In his delicately layered pencil drawings, Detrani takes elements from the natural world and fuses them with our built environment. Merging the organic with the inorganic and the abstract with the figural, Detrani’s imagined landscapes are paradoxically frozen in a state of flux. His paintings and drawings depict botanical forms blending with fence-like structures and random architectural elements that hover in mid-air—everything feels as though it is either coming apart at the seams or is perhaps in the nascent stages of construction. Complete yet fragmentary, Detrani’s ambiguous compositions incorporate the structural language of poetry: They are built on the interplay of shapes and forms and the expressive capacity of color and line to speak about notions ranging from ephemerality and dislocation to unity and bliss.

—Liza Statton, Curator, Artspace New Haven 2009

The smooth surfaces of Geoffrey Detrani’s mixed-media works provide counterpoint to a world of complex visual information below. In graphite and ink, Detrani renders botanical images that spill across the picture plane. Pulsating with monochromatic energy. They are propelled or contained by structures: radiating lines, imaginary architecture, geometric solids painted in opaque acrylic. Some evidence of order appears in the form of stripes in the far background of several pieces. But this order is a fluid situation, as seen in the broken and twisted forms of faux-geographic maps that occupy various layers. As the real world order changes in countless aspects, the maps also represent new and unsettled boundaries. Shifts in belief systems alter human behavior – creating and destroying civilizations, affecting climatic and terrestrial event – and come back to haunt the people caught in the latest round of the eternal cycle of man vs. nature. And while nature will eventually win, Detrani’s works eloquently lay out the elements of this perpetual struggle.

—Debra Browne, Curator, Aldrich Contemporary Art Museum RADIUS fellowship program 2010

This exhibit is made possible by the Andrew R. Heminway ’47 Endowment Fund.

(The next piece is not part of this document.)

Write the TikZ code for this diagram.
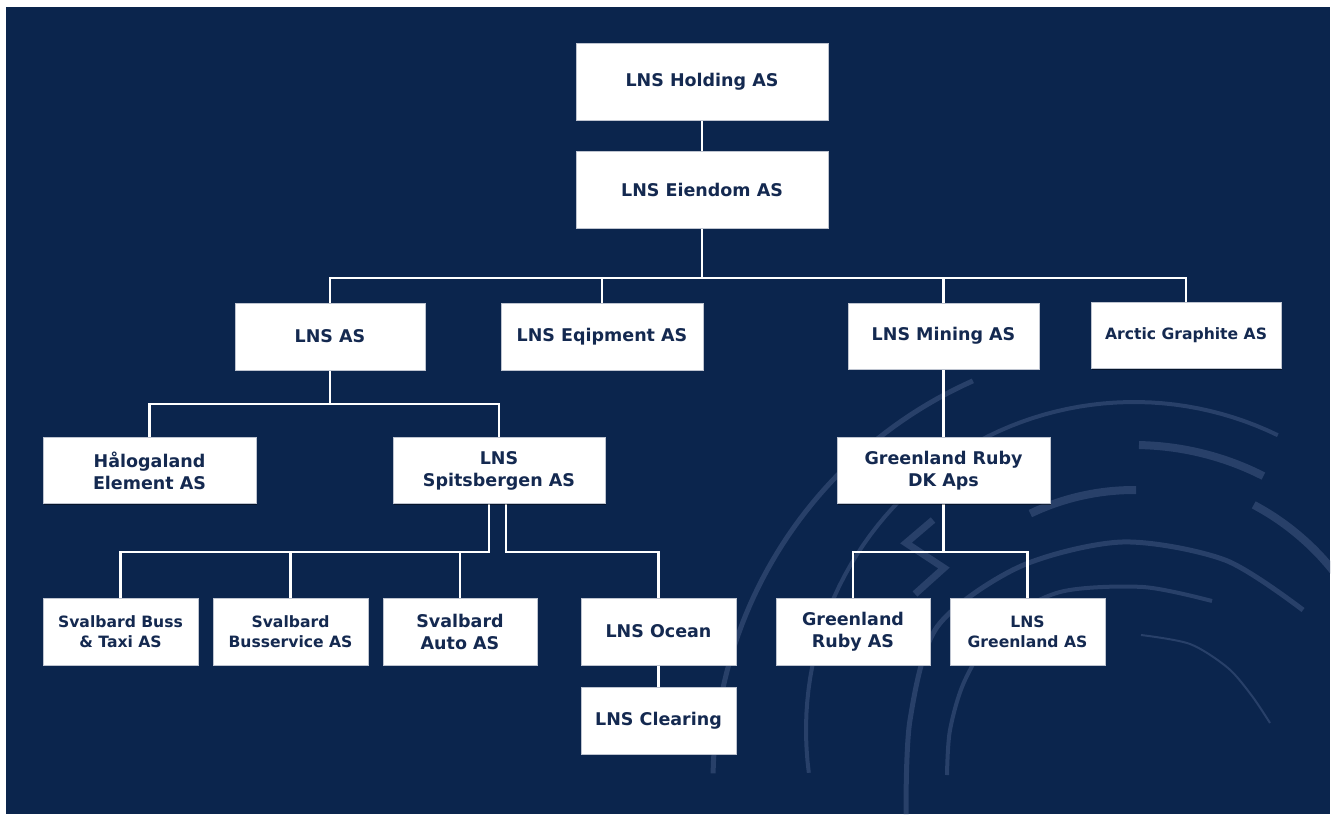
\documentclass[tikz,border=0pt]{standalone}
\usepackage{fontspec}
\setmainfont{DejaVu Sans}
\usetikzlibrary{shadows}
\definecolor{bgnavy}{RGB}{11,37,77}
\definecolor{txtnavy}{RGB}{20,41,80}
\definecolor{arccol}{RGB}{40,64,105}
\definecolor{boxedge}{RGB}{190,196,208}
\pgfdeclarelayer{bg}
\pgfsetlayers{bg,main}
\begin{document}
\begin{tikzpicture}[x=1pt,y=-1pt,
  orgbox/.style={draw=boxedge, line width=0.8pt, fill=white, text=txtnavy, align=center, inner sep=0pt,
    font=\bfseries\fontsize{17.5}{22}\selectfont,
    drop shadow={shadow xshift=1.2pt, shadow yshift=-1.2pt, opacity=0.45, fill=black}},
  smalltext/.style={font=\bfseries\fontsize{15.6}{20}\selectfont},
  conn/.style={draw=white, line width=2.4pt},
  deco/.style={draw=arccol, line cap=butt}
]
\useasboundingbox (0,0) rectangle (1335,814);

% boxes
\node[orgbox, minimum width=252pt, minimum height=77pt] (hold) at (702,81.5) {LNS Holding AS};
\node[orgbox, minimum width=252pt, minimum height=77pt] (eien) at (702,189.5) {LNS Eiendom AS};
\node[orgbox, minimum width=190pt, minimum height=67pt] (lnsas) at (330,336.5) {LNS AS};
\node[orgbox, minimum width=202pt, minimum height=67pt] (eqip) at (602,336.5) {LNS Eqipment AS};
\node[orgbox, minimum width=191pt, minimum height=66pt] (mining) at (943.5,336) {LNS Mining AS};
\node[orgbox, smalltext, minimum width=190pt, minimum height=66pt] (arctic) at (1186,335.5) {Arctic Graphite AS};
\node[orgbox, minimum width=213pt, minimum height=66pt] (halo) at (149.5,470.5) {Hålogaland\\Element AS};
\node[orgbox, minimum width=212pt, minimum height=66pt] (spits) at (499,470.5) {LNS\\Spitsbergen AS};
\node[orgbox, minimum width=213pt, minimum height=66pt] (grdk) at (943.5,470.5) {Greenland Ruby\\DK Aps};
\node[orgbox, smalltext, minimum width=155pt, minimum height=67pt] (buss) at (120.5,631.5) {Svalbard Buss\\\& Taxi AS};
\node[orgbox, smalltext, minimum width=155pt, minimum height=67pt] (busserv) at (290.5,631.5) {Svalbard\\Busservice AS};
\node[orgbox, minimum width=154pt, minimum height=67pt] (auto) at (460,631.5) {Svalbard\\Auto AS};
\node[orgbox, minimum width=155pt, minimum height=67pt] (ocean) at (658.5,631.5) {LNS Ocean};
\node[orgbox, minimum width=155pt, minimum height=67pt] (clear) at (658.5,720.5) {LNS Clearing};
\node[orgbox, minimum width=154pt, minimum height=67pt] (grruby) at (853,631.5) {Greenland\\Ruby AS};
\node[orgbox, smalltext, minimum width=155pt, minimum height=67pt] (lnsgr) at (1027.5,631.5) {LNS\\Greenland AS};

\coordinate (bus1) at (702,278);
\coordinate (bus2) at (330,404);
\coordinate (bus3) at (943.5,552);
\coordinate (sL) at (489,552);
\coordinate (sR) at (506,552);

\begin{pgfonlayer}{bg}
\fill[white] (0,0) rectangle (1335,814);
\fill[bgnavy] (6,7) rectangle (1330,814);
\begin{scope}
\clip (6,7) rectangle (1330,814);
% decorative arcs
\draw[deco, line width=5pt] plot[domain=181:246, samples=50] ({1151+438*cos(\x)},{781+438*sin(\x)});
\draw[deco, line width=4pt] plot[domain=172.5:296, samples=60] ({1134+328*cos(\x)},{730+328*sin(\x)});
\draw[deco, line width=8pt] plot[domain=271:297, samples=20] ({1134+285*cos(\x)},{730+285*sin(\x)});
\draw[deco, line width=8pt] plot[domain=244.4:270.5, samples=20] ({1134+240*cos(\x)},{730+240*sin(\x)});
\draw[deco, line width=8pt] plot[domain=298:322, samples=20] ({1134+255*cos(\x)},{730+255*sin(\x)});
\draw[deco, line width=5pt] plot[smooth] coordinates {(1303,610) (1225,560) (1122,542) (1019,567) (937,627) (910,720) (906,814)};
\draw[deco, line width=4pt] plot[smooth] coordinates {(1212,601) (1143,587) (1060,592) (1000,625) (965,680) (950,730) (947,775)};
\draw[deco, line width=2pt] plot[smooth] coordinates {(1141,635) (1190,644) (1228,668) (1252,696) (1270,723)};
\draw[deco, line width=7pt, line join=miter] (933,520) -- (906,543) -- (944,568) -- (915,594);
\end{scope}
% connectors
\draw[conn] (hold) -- (eien);
\draw[conn] (eien.south) -- (bus1);
\draw[conn] (lnsas.north) |- (bus1) -| (arctic.north);
\draw[conn] (eqip.north) |- (bus1);
\draw[conn] (mining.north) |- (bus1);
\draw[conn] (lnsas.south) -- (bus2);
\draw[conn] (halo.north) |- (bus2) -| (spits.north);
\draw[conn] (spits.south -| sL) -- (sL) -| (buss.north);
\draw[conn] (busserv.north) |- (sL);
\draw[conn] (auto.north) |- (sL);
\draw[conn] (spits.south -| sR) -- (sR) -| (ocean.north);
\draw[conn] (ocean) -- (clear);
\draw[conn] (mining) -- (grdk);
\draw[conn] (grdk.south) -- (bus3);
\draw[conn] (grruby.north) |- (bus3) -| (lnsgr.north);
\end{pgfonlayer}
\end{tikzpicture}
\end{document}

In 2001, Mrs. Beverly Heminway established an endowment fund in memory of her husband, Andy. The income from this fund is used to support an annual art exhibit in the Mark W. Potter Gallery.

After attending Taft in the eighth and ninth grades, Andrew R. Heminway ’47 went on to Brooks School and Yale University (A.B.).Upon graduation from Yale, Andy served in the United States Army and planned to attend the Carnegie Institute of Technology to earn his degree in Print Management. Before matriculating into Carnegie Tech, he attended the Yale School of Art and studied with Josef Albers for one year. He valued that year beyond words and always remained a man in love with color and light. He married, attended and graduated from Carnegie Tech (B. S.), made a successful career in business, and raised a family in Middlebury. Upon retirement, Andy returned to his painting and his studies in the humanities. He earned a master's degree in English from Trinity College and began to paint in earnest. The Heminways sent two children to Taft, Mrs. Molly Moseley '77, and Mr. Merritt Heminway, '79. Andy died in November 1997.